Xuejuan Jiang received a BS with Honors in Molecular and Cellular Biology from University of Science and Technology of China in 2002. Subsequently, she joined the graduate program in Biomedical and Biological Sciences (PIBBS) at University of Southern California (USC), and received a M.S. in Applied Biostatistics and Epidemiology and a PhD in Epidemiology. At USC, Dr. Jiang investigated how smoking affects bladder cancer risk. Her research provided strong evidence supporting that 1) second-hand smoke can increase bladder cancer risk in female lifelong nonsmokers, 2) genetic variations associated with nicotine dependence and smoking behavior can also affect bladder cancer risk, and 3) use of non-steroidal anti-inflammatory may attenuate the carcinogenic effect of cigarette smoking on the bladder. In addition, she found that factors associated with prolonged exposure to carcinogens in the urine, e.g. infrequent drinking and urination, may increase bladder cancer risk. After earning her doctorate, Dr. Jiang became a postdoctoral research associate at USC, where she focused on using pathway-based systemic approaches to investigate genetic components of adolescent alcohol drinking, bladder cancer, and colorectal cancer, and developing noninvasive biomarkers of oxidative stress. Dr. Jiang joined USC’s Department of Ophthalmology as an Assistant Professor of Research in 2011.
As an experienced epidemiologist, Xuejuan Jiang, PhD, has expertise in designing, managing and analyzing epidemiological studies to evaluate the impact of different environmental and genetic risk factors, on various cancers, adolescent smoking/drinking behaviors, and ocular disorders. In particular, Dr. Jiang’s research on ocular disease focuses on etiologies of glaucoma, diabetic retinopathy, and refractive errors, especially myopia, identifying early indicators of disease development and progression, and developing possible prevention, intervention and treatments.

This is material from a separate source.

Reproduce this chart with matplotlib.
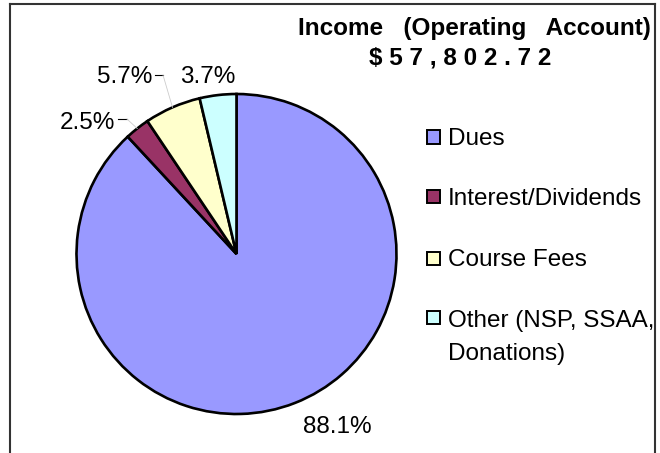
import matplotlib
matplotlib.use("Agg")
import matplotlib.pyplot as plt
from matplotlib.patches import Rectangle
from matplotlib.lines import Line2D
import numpy as np

# ---- data ----
categories = ["Dues", "Interest/Dividends", "Course Fees", "Other (NSP, SSAA,\nDonations)"]
values = [88.1, 2.5, 5.7, 3.7]
colors = ["#9999FF", "#993366", "#FFFFCC", "#CCFFFF"]
title_line1 = "Income   (Operating   Account)"
title_line2 = "$ 5 7 , 8 0 2 . 7 2"

plt.rcParams['font.family'] = ['Liberation Sans', 'DejaVu Sans']

W, H = 660, 453
fig = plt.figure(figsize=(W / 100, H / 100), dpi=100)
FS = 17.5

def fx(px):
    return px / W

def fy(py):
    return 1 - py / H

# pie axes: centre (236.5, 254) px, radius 160 px
cx, cy, R = 236.5, 254, 160
ax = fig.add_axes([fx(cx - R), fy(cy + R), 2 * R / W, 2 * R / H])
wedges, _ = ax.pie(values, colors=colors, startangle=90, counterclock=False,
                   radius=1, wedgeprops=dict(edgecolor="black", linewidth=1.9))
ax.set_xlim(-1, 1)
ax.set_ylim(-1, 1)
ax.set_aspect("equal")
ax.axis("off")

def d(px, py):
    return (px - cx) / R, (cy - py) / R

# label layout (pixel positions of text anchor, alignment, dash span)
label_layout = {
    0: dict(pos=(303, 427), ha="left", dash=None),
    1: dict(pos=(115, 123), ha="right", dash=(118, 127, 119)),
    2: dict(pos=(152, 77), ha="right", dash=(155, 163, 75)),
    3: dict(pos=(180, 77), ha="left", dash=None),
}
for i, (w, v) in enumerate(zip(wedges, values)):
    lay = label_layout[i]
    tx, ty = d(*lay["pos"])
    ax.text(tx, ty, f"{v:.1f}%", ha=lay["ha"], va="center", fontsize=FS,
            color="black", clip_on=False)
    if lay["dash"] is not None:
        x0, x1, yy = lay["dash"]
        dx0, dy0 = d(x0, yy)
        dx1, _ = d(x1, yy)
        ax.plot([dx0, dx1], [dy0, dy0], color="black", lw=0.8, clip_on=False)
        ang = np.deg2rad((w.theta1 + w.theta2) / 2)
        ax.plot([dx1, np.cos(ang)], [dy0, np.sin(ang)], color="#cccccc",
                lw=0.6, clip_on=False)

# legend (manual)
leg_rows = [137, 197, 258, 317]
line_gap = 35
for cat, col, yc in zip(categories, colors, leg_rows):
    fig.add_artist(Rectangle((fx(427), fy(yc + 6.5)), 13 / W, 13 / H,
                             transform=fig.transFigure, facecolor=col,
                             edgecolor="black", linewidth=1.4))
    n_extra = cat.count("\n")
    fig.text(fx(448), fy(yc + 8 + line_gap * n_extra), cat, ha="left",
             va="baseline", fontsize=FS, linespacing=1.62, color="black")

# title
fig.text(fx(651), fy(28), title_line1, ha="right", va="center",
         fontsize=FS, fontweight="bold")
fig.text(fx(460), fy(58.5), title_line2, ha="center", va="center",
         fontsize=FS, fontweight="bold")

# frame (open at bottom)
fc = "#333333"
fig.add_artist(Line2D([fx(9.5), fx(9.5)], [fy(3.5), 0], color=fc, lw=1.5,
                      transform=fig.transFigure))
fig.add_artist(Line2D([fx(9.5), fx(655)], [fy(3.5), fy(3.5)], color=fc, lw=1.5,
                      transform=fig.transFigure))
fig.add_artist(Line2D([fx(655), fx(655)], [fy(3.5), 0], color=fc, lw=1.5,
                      transform=fig.transFigure))

fig.savefig("out.png", dpi=100)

Dr. Jiang is currently leading the international effort in consolidating all existing population-based studies of eye diseases among preschool children, to create the largest repository of population-based survey data on vision health among preschool children. Results from this project will improve our understanding of the risk factors for the most common pediatric vision disorders among preschool children, and help inform and develop evidence-based guidelines for population screening and clinical management.